Description of the task
How many lines of these entries include the string "with"? State the number alone.

★ ★ ★ ★

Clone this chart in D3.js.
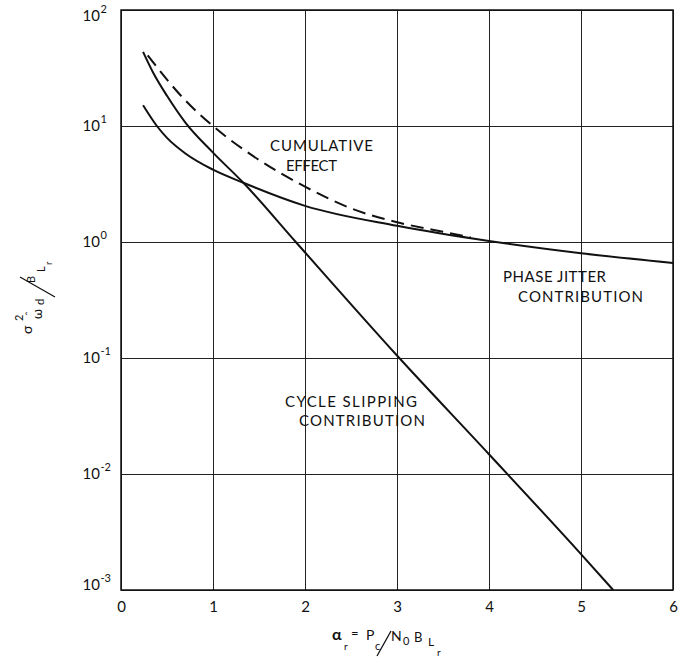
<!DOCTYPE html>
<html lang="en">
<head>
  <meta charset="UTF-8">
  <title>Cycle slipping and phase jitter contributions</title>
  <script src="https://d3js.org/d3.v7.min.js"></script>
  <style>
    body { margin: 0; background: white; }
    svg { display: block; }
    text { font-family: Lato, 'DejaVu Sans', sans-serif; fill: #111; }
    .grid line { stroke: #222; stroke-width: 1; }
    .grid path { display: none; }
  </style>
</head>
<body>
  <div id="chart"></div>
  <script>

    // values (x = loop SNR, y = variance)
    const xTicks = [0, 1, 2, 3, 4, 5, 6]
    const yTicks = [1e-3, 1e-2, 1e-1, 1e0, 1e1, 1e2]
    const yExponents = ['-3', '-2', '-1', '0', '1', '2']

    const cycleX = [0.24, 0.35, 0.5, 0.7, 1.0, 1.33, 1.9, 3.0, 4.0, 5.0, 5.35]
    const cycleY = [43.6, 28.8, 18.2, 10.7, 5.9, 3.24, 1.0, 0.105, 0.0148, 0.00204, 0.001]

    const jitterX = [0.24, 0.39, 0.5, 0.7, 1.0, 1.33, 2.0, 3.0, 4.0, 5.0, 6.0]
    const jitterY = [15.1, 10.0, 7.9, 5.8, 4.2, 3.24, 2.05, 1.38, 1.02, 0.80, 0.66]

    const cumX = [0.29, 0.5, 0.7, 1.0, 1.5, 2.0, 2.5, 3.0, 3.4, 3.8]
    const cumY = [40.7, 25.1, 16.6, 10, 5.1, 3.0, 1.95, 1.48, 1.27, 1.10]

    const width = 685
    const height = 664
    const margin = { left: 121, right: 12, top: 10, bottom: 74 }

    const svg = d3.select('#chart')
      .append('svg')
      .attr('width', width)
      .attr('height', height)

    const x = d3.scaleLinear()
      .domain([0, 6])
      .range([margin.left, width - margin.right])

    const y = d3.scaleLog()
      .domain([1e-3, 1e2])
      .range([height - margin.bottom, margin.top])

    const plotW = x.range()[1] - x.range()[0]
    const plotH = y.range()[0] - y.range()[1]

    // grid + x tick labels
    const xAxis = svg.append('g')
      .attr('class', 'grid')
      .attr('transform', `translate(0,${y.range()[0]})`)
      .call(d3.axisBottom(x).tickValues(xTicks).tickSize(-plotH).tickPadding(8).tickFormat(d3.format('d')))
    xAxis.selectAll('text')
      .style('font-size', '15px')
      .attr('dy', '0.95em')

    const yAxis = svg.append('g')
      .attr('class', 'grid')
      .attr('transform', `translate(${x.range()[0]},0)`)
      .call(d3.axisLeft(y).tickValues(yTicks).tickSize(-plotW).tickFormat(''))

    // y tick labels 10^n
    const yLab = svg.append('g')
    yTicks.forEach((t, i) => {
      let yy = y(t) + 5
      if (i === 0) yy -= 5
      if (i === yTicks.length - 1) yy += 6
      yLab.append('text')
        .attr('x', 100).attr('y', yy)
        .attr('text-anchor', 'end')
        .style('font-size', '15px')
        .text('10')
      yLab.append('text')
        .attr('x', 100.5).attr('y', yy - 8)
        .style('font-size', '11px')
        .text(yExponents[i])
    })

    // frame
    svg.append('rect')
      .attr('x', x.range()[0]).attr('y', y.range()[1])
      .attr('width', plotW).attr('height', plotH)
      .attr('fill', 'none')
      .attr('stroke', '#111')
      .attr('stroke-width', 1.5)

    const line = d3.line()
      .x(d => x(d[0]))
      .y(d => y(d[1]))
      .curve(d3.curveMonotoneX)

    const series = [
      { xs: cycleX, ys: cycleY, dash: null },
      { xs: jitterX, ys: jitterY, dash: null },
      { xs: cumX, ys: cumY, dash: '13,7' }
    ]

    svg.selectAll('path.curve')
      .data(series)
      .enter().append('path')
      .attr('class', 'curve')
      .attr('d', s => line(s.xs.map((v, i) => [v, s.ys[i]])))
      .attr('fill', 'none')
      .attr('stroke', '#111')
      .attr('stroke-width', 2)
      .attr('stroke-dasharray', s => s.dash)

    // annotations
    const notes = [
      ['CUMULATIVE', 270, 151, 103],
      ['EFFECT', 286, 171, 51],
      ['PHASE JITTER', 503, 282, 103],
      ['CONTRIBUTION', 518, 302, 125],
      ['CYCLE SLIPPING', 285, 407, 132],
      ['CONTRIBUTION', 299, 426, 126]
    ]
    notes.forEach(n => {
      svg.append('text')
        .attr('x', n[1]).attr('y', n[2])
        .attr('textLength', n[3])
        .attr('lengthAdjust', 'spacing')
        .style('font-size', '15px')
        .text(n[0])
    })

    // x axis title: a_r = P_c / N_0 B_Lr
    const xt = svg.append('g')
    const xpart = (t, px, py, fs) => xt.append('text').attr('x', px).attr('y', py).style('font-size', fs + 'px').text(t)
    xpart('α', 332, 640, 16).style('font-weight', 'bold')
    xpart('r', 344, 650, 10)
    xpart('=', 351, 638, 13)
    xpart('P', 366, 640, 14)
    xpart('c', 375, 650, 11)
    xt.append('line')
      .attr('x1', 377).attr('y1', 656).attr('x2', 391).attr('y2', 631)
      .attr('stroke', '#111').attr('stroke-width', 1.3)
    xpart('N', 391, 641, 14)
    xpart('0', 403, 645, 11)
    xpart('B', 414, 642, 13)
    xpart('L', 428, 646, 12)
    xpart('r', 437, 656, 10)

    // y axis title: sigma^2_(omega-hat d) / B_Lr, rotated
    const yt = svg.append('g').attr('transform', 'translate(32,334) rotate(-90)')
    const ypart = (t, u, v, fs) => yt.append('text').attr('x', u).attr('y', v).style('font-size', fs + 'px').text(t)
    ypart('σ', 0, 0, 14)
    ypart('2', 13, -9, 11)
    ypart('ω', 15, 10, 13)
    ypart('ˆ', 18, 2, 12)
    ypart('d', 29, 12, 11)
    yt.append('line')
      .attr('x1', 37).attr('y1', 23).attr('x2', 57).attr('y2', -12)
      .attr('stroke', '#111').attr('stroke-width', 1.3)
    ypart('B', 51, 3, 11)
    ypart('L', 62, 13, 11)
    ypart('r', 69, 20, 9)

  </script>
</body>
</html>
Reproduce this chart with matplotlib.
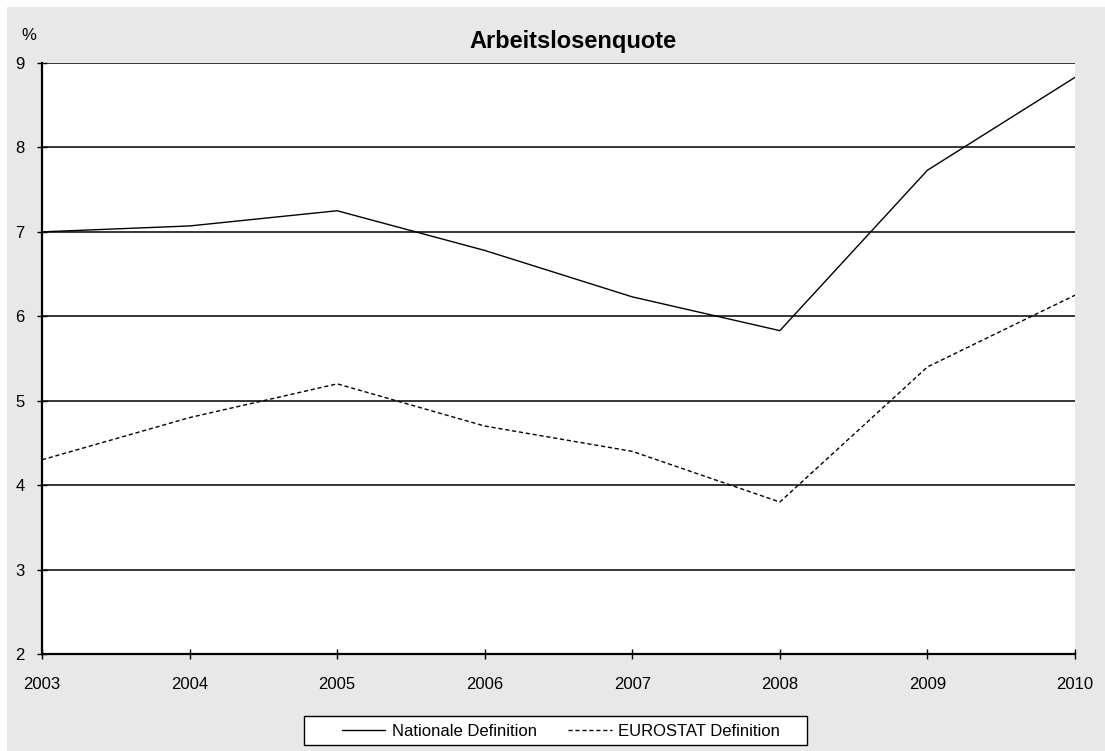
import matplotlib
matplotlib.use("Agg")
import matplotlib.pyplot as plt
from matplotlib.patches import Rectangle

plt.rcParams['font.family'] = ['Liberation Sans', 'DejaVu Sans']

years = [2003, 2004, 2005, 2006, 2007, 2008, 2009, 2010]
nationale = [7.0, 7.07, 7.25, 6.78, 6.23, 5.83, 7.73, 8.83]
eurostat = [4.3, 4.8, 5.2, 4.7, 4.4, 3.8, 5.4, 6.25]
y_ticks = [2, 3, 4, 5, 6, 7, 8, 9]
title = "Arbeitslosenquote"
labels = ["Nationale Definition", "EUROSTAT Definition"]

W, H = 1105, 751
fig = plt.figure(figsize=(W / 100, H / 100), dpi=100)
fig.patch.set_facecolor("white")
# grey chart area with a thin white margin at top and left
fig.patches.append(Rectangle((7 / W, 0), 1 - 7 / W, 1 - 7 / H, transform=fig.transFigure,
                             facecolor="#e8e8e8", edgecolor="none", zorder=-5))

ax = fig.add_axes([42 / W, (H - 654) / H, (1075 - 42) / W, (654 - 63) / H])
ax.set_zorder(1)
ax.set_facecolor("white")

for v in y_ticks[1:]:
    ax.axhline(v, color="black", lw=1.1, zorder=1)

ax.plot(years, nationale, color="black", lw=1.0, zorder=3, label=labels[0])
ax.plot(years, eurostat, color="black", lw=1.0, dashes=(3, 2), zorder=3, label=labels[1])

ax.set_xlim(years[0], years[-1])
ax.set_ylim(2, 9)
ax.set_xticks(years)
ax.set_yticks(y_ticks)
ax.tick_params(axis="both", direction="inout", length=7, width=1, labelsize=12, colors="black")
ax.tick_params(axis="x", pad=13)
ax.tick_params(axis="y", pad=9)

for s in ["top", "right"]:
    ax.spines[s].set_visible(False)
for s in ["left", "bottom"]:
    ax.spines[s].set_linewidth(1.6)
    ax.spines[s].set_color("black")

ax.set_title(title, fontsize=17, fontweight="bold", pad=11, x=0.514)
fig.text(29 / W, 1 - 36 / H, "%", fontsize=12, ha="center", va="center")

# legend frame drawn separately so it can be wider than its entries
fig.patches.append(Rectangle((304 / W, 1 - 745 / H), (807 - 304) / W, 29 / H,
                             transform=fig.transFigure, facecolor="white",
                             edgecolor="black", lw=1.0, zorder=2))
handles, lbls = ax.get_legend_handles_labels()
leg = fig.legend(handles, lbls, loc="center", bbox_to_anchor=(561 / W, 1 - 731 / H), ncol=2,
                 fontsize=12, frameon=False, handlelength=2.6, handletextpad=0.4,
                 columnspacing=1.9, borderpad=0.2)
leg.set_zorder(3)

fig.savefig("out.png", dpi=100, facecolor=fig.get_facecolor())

★ ★ ★ ★

Correct output
2